Exercise description.
Determine the number of lines containing the word "this", and state that figure alone.

===== Information supplied =====

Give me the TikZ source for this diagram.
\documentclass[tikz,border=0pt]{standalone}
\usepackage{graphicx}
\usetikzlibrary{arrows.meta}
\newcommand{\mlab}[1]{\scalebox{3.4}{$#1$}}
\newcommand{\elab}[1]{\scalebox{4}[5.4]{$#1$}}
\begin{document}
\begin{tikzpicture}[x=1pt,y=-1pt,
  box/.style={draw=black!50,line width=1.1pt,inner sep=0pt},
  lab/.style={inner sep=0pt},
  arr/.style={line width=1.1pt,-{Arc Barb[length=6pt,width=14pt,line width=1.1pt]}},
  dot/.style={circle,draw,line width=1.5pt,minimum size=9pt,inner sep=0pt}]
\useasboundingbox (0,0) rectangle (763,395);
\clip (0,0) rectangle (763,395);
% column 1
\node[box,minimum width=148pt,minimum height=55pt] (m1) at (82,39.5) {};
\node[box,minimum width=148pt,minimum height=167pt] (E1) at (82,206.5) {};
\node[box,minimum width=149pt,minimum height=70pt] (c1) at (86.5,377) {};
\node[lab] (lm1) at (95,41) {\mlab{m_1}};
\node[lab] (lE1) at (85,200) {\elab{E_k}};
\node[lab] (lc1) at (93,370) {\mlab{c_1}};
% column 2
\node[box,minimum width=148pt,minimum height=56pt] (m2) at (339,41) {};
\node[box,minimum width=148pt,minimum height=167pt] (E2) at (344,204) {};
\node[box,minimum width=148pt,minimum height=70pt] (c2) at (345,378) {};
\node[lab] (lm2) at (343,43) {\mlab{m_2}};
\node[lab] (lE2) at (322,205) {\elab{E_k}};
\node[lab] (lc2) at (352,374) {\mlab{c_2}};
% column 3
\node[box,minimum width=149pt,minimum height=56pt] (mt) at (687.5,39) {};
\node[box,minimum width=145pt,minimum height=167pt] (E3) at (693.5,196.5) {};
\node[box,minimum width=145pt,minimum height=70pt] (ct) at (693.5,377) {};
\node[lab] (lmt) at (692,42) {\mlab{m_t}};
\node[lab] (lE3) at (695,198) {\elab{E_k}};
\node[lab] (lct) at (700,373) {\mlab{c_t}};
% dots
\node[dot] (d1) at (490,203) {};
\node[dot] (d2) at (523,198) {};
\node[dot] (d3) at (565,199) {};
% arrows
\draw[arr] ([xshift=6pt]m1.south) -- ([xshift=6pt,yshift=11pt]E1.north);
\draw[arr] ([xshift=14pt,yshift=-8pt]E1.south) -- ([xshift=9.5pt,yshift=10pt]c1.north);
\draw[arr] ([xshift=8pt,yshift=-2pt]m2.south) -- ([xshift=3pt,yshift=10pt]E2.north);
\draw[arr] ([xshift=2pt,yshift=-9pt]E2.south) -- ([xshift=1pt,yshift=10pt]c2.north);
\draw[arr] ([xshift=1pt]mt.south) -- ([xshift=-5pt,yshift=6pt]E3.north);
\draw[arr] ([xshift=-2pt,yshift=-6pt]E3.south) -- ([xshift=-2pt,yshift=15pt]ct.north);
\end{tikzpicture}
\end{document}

=====
===== Information supplied =====

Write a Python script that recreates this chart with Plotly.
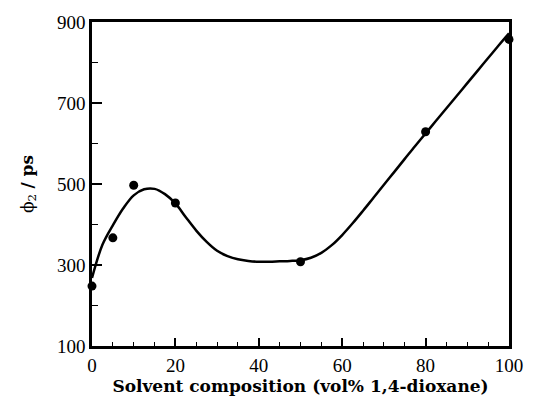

=====

Finished answer.
2